**Exercise**
Return the full material exactly.

**Material provided**

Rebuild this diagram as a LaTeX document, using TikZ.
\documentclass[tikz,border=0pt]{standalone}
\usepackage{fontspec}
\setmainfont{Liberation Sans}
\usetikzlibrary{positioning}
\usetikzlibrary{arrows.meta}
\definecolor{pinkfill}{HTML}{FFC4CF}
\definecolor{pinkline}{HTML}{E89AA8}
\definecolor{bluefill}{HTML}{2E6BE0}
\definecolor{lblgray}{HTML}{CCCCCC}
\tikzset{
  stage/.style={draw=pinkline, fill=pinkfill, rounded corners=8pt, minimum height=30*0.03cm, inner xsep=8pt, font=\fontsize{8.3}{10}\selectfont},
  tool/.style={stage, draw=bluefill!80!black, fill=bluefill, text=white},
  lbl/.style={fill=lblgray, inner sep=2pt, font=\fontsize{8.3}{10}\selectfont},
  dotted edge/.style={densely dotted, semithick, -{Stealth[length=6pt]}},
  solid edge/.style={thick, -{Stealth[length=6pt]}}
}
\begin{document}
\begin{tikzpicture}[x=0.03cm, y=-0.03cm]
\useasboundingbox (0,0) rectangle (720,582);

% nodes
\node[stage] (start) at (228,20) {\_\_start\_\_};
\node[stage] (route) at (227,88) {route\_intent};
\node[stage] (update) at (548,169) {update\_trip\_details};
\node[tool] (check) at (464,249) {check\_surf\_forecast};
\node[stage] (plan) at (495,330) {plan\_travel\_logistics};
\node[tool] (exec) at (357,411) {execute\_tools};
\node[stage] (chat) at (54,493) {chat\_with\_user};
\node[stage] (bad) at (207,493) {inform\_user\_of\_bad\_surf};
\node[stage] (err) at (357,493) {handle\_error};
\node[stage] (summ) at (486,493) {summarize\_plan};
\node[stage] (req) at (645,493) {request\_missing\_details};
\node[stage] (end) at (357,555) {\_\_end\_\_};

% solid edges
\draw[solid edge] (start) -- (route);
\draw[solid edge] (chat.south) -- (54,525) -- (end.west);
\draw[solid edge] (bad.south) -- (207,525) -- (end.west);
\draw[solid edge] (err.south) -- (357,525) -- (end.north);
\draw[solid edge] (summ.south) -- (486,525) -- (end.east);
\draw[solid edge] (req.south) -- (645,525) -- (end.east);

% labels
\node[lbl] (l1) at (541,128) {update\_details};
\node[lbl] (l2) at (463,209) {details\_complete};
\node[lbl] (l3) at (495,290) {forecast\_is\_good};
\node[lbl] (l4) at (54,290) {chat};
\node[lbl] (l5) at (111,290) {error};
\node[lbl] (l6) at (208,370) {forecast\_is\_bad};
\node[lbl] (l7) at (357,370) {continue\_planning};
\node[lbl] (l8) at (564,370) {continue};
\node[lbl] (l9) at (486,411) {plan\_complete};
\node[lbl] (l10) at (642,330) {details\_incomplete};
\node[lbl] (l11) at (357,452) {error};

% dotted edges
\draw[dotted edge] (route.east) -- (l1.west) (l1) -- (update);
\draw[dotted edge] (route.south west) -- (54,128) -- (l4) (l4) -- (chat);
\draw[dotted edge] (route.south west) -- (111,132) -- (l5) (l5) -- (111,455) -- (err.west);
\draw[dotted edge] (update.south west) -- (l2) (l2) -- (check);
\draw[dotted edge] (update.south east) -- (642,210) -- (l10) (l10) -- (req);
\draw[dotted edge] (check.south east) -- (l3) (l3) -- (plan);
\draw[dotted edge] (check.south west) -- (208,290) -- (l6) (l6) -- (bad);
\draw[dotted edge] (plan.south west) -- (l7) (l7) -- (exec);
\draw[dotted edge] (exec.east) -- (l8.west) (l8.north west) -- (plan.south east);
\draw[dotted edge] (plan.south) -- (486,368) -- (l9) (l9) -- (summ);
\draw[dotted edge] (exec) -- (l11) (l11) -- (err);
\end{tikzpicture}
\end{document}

**Completed exercise**
Rebuild this diagram as a LaTeX document, using TikZ.
\documentclass[tikz,border=0pt]{standalone}
\usepackage{fontspec}
\setmainfont{Liberation Sans}
\usetikzlibrary{positioning}
\usetikzlibrary{arrows.meta}
\definecolor{pinkfill}{HTML}{FFC4CF}
\definecolor{pinkline}{HTML}{E89AA8}
\definecolor{bluefill}{HTML}{2E6BE0}
\definecolor{lblgray}{HTML}{CCCCCC}
\tikzset{
  stage/.style={draw=pinkline, fill=pinkfill, rounded corners=8pt, minimum height=30*0.03cm, inner xsep=8pt, font=\fontsize{8.3}{10}\selectfont},
  tool/.style={stage, draw=bluefill!80!black, fill=bluefill, text=white},
  lbl/.style={fill=lblgray, inner sep=2pt, font=\fontsize{8.3}{10}\selectfont},
  dotted edge/.style={densely dotted, semithick, -{Stealth[length=6pt]}},
  solid edge/.style={thick, -{Stealth[length=6pt]}}
}
\begin{document}
\begin{tikzpicture}[x=0.03cm, y=-0.03cm]
\useasboundingbox (0,0) rectangle (720,582);

% nodes
\node[stage] (start) at (228,20) {\_\_start\_\_};
\node[stage] (route) at (227,88) {route\_intent};
\node[stage] (update) at (548,169) {update\_trip\_details};
\node[tool] (check) at (464,249) {check\_surf\_forecast};
\node[stage] (plan) at (495,330) {plan\_travel\_logistics};
\node[tool] (exec) at (357,411) {execute\_tools};
\node[stage] (chat) at (54,493) {chat\_with\_user};
\node[stage] (bad) at (207,493) {inform\_user\_of\_bad\_surf};
\node[stage] (err) at (357,493) {handle\_error};
\node[stage] (summ) at (486,493) {summarize\_plan};
\node[stage] (req) at (645,493) {request\_missing\_details};
\node[stage] (end) at (357,555) {\_\_end\_\_};

% solid edges
\draw[solid edge] (start) -- (route);
\draw[solid edge] (chat.south) -- (54,525) -- (end.west);
\draw[solid edge] (bad.south) -- (207,525) -- (end.west);
\draw[solid edge] (err.south) -- (357,525) -- (end.north);
\draw[solid edge] (summ.south) -- (486,525) -- (end.east);
\draw[solid edge] (req.south) -- (645,525) -- (end.east);

% labels
\node[lbl] (l1) at (541,128) {update\_details};
\node[lbl] (l2) at (463,209) {details\_complete};
\node[lbl] (l3) at (495,290) {forecast\_is\_good};
\node[lbl] (l4) at (54,290) {chat};
\node[lbl] (l5) at (111,290) {error};
\node[lbl] (l6) at (208,370) {forecast\_is\_bad};
\node[lbl] (l7) at (357,370) {continue\_planning};
\node[lbl] (l8) at (564,370) {continue};
\node[lbl] (l9) at (486,411) {plan\_complete};
\node[lbl] (l10) at (642,330) {details\_incomplete};
\node[lbl] (l11) at (357,452) {error};

% dotted edges
\draw[dotted edge] (route.east) -- (l1.west) (l1) -- (update);
\draw[dotted edge] (route.south west) -- (54,128) -- (l4) (l4) -- (chat);
\draw[dotted edge] (route.south west) -- (111,132) -- (l5) (l5) -- (111,455) -- (err.west);
\draw[dotted edge] (update.south west) -- (l2) (l2) -- (check);
\draw[dotted edge] (update.south east) -- (642,210) -- (l10) (l10) -- (req);
\draw[dotted edge] (check.south east) -- (l3) (l3) -- (plan);
\draw[dotted edge] (check.south west) -- (208,290) -- (l6) (l6) -- (bad);
\draw[dotted edge] (plan.south west) -- (l7) (l7) -- (exec);
\draw[dotted edge] (exec.east) -- (l8.west) (l8.north west) -- (plan.south east);
\draw[dotted edge] (plan.south) -- (486,368) -- (l9) (l9) -- (summ);
\draw[dotted edge] (exec) -- (l11) (l11) -- (err);
\end{tikzpicture}
\end{document}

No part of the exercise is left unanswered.